++++ INFORMATION SUPPLIED ++++

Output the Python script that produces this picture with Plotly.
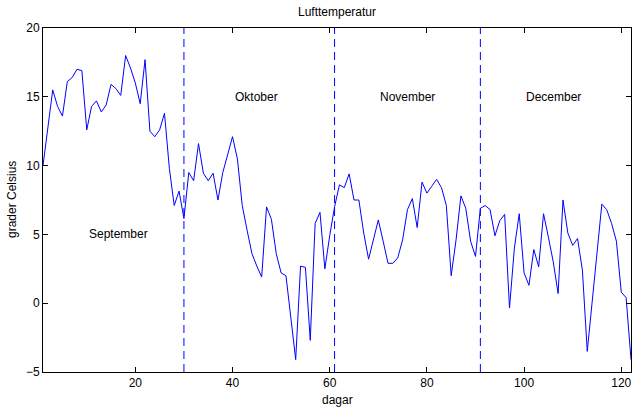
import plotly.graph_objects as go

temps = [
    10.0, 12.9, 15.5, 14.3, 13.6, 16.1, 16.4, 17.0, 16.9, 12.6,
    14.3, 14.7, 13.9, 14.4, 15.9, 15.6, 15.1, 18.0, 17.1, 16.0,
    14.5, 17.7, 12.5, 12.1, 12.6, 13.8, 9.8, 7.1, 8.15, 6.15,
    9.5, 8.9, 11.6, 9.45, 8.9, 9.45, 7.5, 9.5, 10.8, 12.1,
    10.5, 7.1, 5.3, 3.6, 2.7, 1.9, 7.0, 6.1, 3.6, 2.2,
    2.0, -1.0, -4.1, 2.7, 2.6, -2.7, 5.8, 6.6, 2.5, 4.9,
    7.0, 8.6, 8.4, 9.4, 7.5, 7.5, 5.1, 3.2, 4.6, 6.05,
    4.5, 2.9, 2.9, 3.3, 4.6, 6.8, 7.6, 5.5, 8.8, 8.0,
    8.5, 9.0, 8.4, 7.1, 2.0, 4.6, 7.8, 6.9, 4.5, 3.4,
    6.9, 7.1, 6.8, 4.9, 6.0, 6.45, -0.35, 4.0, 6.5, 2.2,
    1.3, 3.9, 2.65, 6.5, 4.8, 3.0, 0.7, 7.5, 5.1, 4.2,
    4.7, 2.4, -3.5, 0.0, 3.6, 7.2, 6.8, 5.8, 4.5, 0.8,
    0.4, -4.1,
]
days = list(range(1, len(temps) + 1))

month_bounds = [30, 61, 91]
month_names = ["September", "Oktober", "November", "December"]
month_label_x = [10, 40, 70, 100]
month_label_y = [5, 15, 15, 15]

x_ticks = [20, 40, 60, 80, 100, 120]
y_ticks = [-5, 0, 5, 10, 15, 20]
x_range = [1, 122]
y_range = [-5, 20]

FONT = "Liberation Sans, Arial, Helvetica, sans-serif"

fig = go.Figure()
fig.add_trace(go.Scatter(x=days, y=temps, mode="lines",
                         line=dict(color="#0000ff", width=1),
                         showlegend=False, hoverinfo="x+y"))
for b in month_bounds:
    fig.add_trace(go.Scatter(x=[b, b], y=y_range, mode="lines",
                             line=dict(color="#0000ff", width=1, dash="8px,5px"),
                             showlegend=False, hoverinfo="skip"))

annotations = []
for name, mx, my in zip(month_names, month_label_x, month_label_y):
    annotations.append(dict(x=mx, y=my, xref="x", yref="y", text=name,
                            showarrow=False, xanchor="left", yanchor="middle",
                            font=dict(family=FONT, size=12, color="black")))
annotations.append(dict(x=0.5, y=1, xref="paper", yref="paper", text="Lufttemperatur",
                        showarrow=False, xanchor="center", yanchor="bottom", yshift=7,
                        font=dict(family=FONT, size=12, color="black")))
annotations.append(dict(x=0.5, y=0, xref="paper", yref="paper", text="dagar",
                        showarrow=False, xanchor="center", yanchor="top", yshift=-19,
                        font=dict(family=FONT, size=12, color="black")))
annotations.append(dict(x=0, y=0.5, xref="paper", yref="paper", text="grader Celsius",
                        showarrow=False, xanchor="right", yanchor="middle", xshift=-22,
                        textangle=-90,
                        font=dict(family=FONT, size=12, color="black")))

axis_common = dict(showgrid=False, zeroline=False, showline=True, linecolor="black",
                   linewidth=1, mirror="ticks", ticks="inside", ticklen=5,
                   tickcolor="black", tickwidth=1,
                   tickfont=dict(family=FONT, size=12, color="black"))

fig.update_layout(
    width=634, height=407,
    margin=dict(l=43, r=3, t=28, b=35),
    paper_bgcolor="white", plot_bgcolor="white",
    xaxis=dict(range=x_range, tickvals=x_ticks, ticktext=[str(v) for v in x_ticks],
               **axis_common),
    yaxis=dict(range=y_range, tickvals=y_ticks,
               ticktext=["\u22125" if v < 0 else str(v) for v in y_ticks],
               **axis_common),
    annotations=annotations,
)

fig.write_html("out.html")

++++
++++ INFORMATION SUPPLIED ++++

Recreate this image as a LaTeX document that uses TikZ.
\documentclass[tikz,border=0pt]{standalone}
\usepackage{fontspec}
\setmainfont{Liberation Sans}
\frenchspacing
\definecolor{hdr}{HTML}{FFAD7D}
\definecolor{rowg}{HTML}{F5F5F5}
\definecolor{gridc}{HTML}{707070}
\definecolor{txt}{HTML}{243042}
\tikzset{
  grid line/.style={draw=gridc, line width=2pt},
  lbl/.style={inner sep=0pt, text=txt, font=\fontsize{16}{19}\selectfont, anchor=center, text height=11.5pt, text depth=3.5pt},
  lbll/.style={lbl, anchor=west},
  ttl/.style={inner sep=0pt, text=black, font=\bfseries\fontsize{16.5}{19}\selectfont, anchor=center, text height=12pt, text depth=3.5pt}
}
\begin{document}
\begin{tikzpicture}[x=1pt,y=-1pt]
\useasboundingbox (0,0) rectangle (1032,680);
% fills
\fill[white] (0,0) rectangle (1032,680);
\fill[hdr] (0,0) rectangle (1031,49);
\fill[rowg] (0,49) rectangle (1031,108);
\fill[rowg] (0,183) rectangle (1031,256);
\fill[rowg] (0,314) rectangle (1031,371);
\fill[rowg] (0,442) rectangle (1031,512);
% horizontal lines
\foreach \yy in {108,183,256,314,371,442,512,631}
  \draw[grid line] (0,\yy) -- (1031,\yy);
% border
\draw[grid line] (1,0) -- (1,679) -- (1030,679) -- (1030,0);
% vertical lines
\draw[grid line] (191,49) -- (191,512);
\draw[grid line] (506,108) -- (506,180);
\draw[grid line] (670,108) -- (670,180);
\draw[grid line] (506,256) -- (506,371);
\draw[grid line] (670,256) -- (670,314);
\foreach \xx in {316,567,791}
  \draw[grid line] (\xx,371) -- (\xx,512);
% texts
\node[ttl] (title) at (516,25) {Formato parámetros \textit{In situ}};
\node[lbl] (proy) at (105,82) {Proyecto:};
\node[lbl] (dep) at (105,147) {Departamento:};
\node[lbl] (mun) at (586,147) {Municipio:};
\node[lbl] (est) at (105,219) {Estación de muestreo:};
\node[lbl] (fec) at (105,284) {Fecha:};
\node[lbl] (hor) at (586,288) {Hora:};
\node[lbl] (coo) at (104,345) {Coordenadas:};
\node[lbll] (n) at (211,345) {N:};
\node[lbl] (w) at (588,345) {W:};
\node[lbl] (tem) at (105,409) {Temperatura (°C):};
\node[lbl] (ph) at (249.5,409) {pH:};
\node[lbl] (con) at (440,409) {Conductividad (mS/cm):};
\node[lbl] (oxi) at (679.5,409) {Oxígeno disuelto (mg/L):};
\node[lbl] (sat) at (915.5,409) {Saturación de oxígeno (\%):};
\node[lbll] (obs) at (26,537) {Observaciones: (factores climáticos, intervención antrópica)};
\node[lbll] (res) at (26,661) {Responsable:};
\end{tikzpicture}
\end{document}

++++
++++ INFORMATION SUPPLIED ++++

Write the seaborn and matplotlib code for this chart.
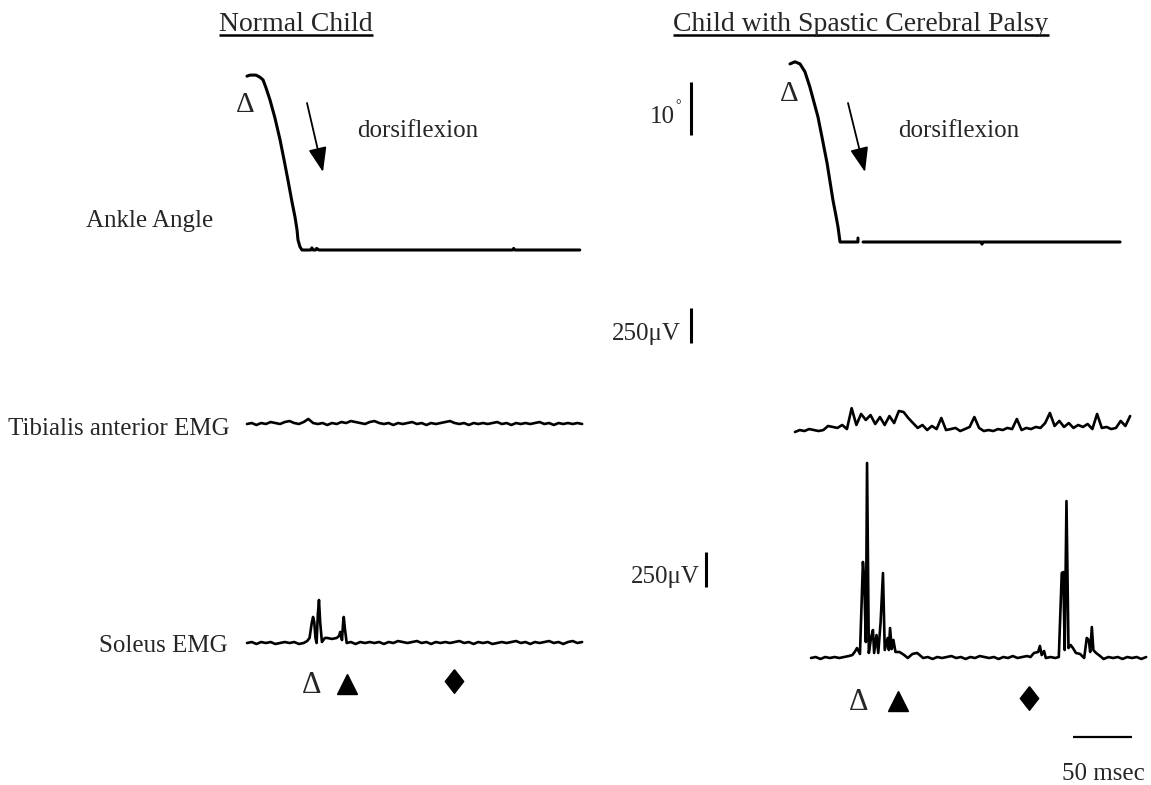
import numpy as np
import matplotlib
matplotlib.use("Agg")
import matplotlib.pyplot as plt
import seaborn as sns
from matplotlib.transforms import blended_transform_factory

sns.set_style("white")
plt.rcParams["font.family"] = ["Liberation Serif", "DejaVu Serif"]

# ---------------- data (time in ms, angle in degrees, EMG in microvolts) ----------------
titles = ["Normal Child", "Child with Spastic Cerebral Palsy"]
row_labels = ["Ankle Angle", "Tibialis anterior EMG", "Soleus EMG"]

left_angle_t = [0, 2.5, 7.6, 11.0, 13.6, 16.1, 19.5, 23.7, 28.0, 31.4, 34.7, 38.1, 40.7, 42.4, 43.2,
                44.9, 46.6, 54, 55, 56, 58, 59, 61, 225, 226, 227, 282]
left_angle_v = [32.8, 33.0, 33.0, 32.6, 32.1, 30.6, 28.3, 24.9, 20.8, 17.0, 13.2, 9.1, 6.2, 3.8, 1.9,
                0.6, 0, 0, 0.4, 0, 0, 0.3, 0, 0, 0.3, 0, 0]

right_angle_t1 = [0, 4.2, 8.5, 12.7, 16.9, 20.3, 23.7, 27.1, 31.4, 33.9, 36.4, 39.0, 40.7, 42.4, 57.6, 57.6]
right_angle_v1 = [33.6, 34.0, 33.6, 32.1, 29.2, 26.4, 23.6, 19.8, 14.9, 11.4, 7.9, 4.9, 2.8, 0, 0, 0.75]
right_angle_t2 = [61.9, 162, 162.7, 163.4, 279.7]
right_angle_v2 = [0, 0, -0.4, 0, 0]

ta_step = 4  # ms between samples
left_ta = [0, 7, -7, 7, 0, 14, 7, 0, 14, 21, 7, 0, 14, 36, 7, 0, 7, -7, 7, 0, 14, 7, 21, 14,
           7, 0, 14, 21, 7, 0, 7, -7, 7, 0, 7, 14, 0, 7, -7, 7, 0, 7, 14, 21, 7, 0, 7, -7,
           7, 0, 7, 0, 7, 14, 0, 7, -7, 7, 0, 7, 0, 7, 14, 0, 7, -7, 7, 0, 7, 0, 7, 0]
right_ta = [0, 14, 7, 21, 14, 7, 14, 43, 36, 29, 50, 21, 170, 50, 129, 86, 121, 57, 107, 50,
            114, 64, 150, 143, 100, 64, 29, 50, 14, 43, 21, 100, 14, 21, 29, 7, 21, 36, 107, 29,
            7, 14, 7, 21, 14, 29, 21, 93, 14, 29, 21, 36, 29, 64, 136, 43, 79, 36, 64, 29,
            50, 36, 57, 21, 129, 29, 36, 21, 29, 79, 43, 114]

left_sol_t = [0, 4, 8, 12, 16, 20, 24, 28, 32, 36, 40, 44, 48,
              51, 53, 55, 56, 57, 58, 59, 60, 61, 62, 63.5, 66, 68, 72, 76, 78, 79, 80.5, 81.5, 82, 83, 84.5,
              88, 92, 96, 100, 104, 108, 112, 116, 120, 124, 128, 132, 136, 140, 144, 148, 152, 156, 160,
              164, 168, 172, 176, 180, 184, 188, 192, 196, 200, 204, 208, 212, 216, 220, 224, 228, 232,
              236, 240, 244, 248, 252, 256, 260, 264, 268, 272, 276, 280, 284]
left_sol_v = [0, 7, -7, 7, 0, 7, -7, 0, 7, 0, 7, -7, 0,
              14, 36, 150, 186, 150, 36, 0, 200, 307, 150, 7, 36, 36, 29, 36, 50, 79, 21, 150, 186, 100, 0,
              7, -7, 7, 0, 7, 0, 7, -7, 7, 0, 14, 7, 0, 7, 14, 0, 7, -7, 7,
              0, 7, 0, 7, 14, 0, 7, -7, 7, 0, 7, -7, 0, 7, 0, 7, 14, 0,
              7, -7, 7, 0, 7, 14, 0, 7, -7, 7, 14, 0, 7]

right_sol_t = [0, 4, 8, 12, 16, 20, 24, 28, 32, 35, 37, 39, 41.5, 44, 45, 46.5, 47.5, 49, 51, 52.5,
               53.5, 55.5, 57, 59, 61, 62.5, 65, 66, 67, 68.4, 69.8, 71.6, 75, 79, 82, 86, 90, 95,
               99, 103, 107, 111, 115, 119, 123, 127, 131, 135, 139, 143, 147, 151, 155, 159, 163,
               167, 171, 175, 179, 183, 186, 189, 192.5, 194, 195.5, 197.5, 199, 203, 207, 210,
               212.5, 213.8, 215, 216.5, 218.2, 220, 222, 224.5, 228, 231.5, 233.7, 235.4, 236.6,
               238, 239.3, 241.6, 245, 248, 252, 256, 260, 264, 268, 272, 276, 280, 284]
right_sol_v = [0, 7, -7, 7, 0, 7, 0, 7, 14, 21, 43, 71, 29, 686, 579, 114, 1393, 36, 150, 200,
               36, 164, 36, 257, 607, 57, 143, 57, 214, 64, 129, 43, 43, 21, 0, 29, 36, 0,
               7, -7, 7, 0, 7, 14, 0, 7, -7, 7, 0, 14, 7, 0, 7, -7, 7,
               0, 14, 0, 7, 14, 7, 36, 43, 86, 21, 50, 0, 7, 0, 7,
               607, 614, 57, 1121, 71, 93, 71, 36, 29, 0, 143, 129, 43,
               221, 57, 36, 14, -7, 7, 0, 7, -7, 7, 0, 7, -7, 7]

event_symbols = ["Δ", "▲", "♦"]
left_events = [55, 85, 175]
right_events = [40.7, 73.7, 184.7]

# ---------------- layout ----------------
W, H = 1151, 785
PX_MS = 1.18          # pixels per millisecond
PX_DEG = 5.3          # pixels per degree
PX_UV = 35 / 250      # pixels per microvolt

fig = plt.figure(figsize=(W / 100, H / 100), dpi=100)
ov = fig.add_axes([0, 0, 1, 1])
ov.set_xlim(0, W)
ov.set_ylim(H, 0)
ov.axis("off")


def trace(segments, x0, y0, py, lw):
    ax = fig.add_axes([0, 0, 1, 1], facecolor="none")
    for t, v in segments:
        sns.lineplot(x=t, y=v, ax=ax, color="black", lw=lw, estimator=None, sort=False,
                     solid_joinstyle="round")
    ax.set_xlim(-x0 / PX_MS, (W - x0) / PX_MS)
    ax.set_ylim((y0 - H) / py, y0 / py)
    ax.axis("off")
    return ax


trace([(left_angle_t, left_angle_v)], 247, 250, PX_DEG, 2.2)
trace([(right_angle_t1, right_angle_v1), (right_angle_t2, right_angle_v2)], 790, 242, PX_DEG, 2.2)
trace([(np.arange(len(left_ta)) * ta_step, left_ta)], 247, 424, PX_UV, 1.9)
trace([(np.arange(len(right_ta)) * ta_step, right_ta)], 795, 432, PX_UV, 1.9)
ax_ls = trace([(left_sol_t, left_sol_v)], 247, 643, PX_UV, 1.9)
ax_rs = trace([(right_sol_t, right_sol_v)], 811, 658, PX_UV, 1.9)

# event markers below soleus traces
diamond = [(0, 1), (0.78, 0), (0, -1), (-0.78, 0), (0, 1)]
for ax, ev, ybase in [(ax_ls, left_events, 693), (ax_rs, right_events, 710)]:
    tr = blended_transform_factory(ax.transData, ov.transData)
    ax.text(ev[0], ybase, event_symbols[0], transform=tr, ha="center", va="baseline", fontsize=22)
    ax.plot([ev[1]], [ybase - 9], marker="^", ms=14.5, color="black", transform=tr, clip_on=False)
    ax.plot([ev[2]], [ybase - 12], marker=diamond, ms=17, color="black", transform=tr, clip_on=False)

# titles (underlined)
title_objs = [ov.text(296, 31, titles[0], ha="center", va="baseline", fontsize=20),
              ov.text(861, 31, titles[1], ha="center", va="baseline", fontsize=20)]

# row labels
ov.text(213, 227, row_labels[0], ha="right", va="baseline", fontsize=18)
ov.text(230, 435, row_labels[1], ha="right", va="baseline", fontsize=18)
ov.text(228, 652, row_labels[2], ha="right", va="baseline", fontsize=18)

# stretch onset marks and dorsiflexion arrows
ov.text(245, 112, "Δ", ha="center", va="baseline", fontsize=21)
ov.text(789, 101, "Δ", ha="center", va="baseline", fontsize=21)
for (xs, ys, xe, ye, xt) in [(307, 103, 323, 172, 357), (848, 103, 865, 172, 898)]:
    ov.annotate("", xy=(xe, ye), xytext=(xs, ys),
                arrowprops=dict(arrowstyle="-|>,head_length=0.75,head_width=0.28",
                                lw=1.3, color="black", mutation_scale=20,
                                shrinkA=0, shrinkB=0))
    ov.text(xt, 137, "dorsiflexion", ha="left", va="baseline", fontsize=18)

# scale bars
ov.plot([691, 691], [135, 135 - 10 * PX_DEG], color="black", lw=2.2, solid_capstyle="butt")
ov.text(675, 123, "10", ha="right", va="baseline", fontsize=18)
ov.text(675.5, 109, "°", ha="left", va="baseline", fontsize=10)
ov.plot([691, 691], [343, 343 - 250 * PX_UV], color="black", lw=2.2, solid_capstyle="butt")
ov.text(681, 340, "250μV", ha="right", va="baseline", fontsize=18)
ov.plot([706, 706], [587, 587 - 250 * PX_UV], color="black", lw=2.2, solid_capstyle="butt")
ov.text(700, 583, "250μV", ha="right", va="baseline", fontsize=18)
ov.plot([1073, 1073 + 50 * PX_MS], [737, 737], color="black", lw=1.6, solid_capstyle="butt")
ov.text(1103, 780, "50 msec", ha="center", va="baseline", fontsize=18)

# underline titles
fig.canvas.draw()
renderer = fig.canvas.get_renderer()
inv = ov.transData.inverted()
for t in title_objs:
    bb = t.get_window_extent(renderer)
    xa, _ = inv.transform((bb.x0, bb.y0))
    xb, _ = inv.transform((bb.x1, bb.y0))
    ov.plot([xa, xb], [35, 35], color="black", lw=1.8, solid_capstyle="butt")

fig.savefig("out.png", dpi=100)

++++

* _GIVEN TASK_:
Retype the section that opens with the line holding "Output the Python" and closes with the line holding "import plotly.graph_objects as go", exactly as it reads, without any pictures.

* _REPLY TO THE EXERCISE_:
Output the Python script that produces this picture with Plotly.
import plotly.graph_objects as go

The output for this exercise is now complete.